Could the lines from the start of the data through the line with "dot = dict(color=gray, lw=0.8, linestyle=(0, (1, 4)))" be set down exactly, with no pictures among them?
== Dataset section ==
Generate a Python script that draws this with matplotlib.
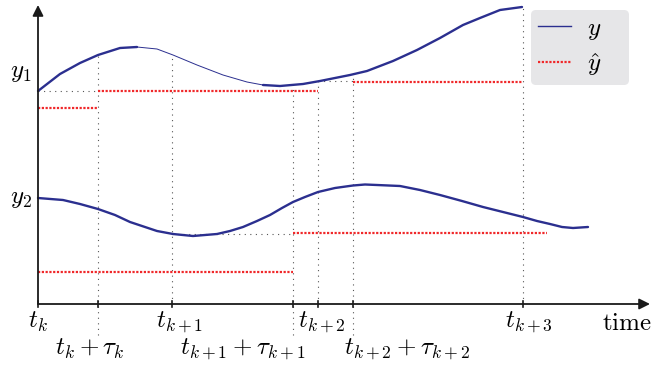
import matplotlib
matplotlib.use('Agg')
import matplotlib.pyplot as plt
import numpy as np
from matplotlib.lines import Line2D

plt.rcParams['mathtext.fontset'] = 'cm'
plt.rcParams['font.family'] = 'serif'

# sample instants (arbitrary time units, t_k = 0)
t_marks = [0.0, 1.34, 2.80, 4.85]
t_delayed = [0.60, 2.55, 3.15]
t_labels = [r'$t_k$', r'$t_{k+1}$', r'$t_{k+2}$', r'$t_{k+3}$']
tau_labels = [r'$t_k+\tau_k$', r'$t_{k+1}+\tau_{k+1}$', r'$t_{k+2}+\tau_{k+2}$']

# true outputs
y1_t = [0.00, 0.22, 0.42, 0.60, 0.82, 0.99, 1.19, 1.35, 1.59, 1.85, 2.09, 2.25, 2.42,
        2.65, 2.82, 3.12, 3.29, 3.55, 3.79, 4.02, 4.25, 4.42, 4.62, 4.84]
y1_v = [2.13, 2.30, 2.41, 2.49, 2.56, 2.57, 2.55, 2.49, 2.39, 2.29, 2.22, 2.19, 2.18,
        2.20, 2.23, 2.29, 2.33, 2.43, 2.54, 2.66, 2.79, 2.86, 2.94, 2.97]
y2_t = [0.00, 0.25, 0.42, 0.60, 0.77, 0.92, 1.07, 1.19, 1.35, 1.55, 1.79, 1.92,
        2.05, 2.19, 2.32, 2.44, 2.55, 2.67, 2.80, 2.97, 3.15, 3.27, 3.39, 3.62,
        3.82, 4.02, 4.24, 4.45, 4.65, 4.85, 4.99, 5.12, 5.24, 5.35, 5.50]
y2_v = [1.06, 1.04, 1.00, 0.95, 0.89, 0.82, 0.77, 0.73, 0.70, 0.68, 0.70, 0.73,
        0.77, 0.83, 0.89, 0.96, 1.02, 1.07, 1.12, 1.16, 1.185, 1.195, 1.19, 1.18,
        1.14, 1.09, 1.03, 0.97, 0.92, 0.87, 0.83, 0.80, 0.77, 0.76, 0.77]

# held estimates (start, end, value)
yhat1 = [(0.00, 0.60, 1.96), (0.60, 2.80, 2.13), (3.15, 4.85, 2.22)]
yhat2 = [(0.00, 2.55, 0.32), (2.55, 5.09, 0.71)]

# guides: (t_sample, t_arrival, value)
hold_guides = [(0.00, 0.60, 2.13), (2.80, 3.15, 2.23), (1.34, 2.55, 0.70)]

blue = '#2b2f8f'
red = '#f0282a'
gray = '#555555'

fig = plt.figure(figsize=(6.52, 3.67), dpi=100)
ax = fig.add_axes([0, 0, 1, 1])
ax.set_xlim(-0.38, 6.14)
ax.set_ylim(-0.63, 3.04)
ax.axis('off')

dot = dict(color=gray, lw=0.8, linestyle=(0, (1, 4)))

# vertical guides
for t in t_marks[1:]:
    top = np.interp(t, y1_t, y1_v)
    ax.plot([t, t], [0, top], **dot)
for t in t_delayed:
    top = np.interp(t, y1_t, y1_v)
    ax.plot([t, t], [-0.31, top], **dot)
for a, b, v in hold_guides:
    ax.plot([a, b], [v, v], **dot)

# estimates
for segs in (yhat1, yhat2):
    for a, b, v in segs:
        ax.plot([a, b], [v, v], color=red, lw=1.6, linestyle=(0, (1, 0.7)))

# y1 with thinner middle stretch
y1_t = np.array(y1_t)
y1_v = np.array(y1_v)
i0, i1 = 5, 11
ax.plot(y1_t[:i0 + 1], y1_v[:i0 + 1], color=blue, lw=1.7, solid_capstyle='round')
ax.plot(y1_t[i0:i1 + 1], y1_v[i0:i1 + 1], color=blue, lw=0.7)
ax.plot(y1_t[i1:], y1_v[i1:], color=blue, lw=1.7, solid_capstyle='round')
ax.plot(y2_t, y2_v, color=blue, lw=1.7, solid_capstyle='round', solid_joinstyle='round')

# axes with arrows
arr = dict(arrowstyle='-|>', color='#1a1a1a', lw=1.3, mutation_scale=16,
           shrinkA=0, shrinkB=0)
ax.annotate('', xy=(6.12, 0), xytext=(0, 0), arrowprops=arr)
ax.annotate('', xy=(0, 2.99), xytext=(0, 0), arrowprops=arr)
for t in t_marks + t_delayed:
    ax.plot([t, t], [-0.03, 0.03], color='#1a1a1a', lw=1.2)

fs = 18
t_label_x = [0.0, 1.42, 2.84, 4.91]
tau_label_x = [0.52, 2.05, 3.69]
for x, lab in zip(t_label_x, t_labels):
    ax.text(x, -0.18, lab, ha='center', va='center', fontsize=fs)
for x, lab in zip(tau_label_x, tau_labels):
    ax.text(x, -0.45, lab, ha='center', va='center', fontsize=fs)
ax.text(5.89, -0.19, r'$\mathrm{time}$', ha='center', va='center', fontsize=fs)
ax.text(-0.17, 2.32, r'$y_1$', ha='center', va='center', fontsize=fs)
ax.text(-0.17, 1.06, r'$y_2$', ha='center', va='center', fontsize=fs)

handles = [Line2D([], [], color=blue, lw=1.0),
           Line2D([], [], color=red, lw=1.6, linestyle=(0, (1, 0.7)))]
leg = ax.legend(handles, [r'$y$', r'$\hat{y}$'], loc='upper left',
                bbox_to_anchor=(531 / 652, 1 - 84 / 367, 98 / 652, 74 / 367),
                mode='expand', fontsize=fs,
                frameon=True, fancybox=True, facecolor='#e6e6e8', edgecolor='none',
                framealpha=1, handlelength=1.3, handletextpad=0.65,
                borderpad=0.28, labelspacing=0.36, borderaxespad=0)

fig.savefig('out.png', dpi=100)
===
Solved exercise -
Generate a Python script that draws this with matplotlib.
import matplotlib
matplotlib.use('Agg')
import matplotlib.pyplot as plt
import numpy as np
from matplotlib.lines import Line2D

plt.rcParams['mathtext.fontset'] = 'cm'
plt.rcParams['font.family'] = 'serif'

# sample instants (arbitrary time units, t_k = 0)
t_marks = [0.0, 1.34, 2.80, 4.85]
t_delayed = [0.60, 2.55, 3.15]
t_labels = [r'$t_k$', r'$t_{k+1}$', r'$t_{k+2}$', r'$t_{k+3}$']
tau_labels = [r'$t_k+\tau_k$', r'$t_{k+1}+\tau_{k+1}$', r'$t_{k+2}+\tau_{k+2}$']

# true outputs
y1_t = [0.00, 0.22, 0.42, 0.60, 0.82, 0.99, 1.19, 1.35, 1.59, 1.85, 2.09, 2.25, 2.42,
        2.65, 2.82, 3.12, 3.29, 3.55, 3.79, 4.02, 4.25, 4.42, 4.62, 4.84]
y1_v = [2.13, 2.30, 2.41, 2.49, 2.56, 2.57, 2.55, 2.49, 2.39, 2.29, 2.22, 2.19, 2.18,
        2.20, 2.23, 2.29, 2.33, 2.43, 2.54, 2.66, 2.79, 2.86, 2.94, 2.97]
y2_t = [0.00, 0.25, 0.42, 0.60, 0.77, 0.92, 1.07, 1.19, 1.35, 1.55, 1.79, 1.92,
        2.05, 2.19, 2.32, 2.44, 2.55, 2.67, 2.80, 2.97, 3.15, 3.27, 3.39, 3.62,
        3.82, 4.02, 4.24, 4.45, 4.65, 4.85, 4.99, 5.12, 5.24, 5.35, 5.50]
y2_v = [1.06, 1.04, 1.00, 0.95, 0.89, 0.82, 0.77, 0.73, 0.70, 0.68, 0.70, 0.73,
        0.77, 0.83, 0.89, 0.96, 1.02, 1.07, 1.12, 1.16, 1.185, 1.195, 1.19, 1.18,
        1.14, 1.09, 1.03, 0.97, 0.92, 0.87, 0.83, 0.80, 0.77, 0.76, 0.77]

# held estimates (start, end, value)
yhat1 = [(0.00, 0.60, 1.96), (0.60, 2.80, 2.13), (3.15, 4.85, 2.22)]
yhat2 = [(0.00, 2.55, 0.32), (2.55, 5.09, 0.71)]

# guides: (t_sample, t_arrival, value)
hold_guides = [(0.00, 0.60, 2.13), (2.80, 3.15, 2.23), (1.34, 2.55, 0.70)]

blue = '#2b2f8f'
red = '#f0282a'
gray = '#555555'

fig = plt.figure(figsize=(6.52, 3.67), dpi=100)
ax = fig.add_axes([0, 0, 1, 1])
ax.set_xlim(-0.38, 6.14)
ax.set_ylim(-0.63, 3.04)
ax.axis('off')

dot = dict(color=gray, lw=0.8, linestyle=(0, (1, 4)))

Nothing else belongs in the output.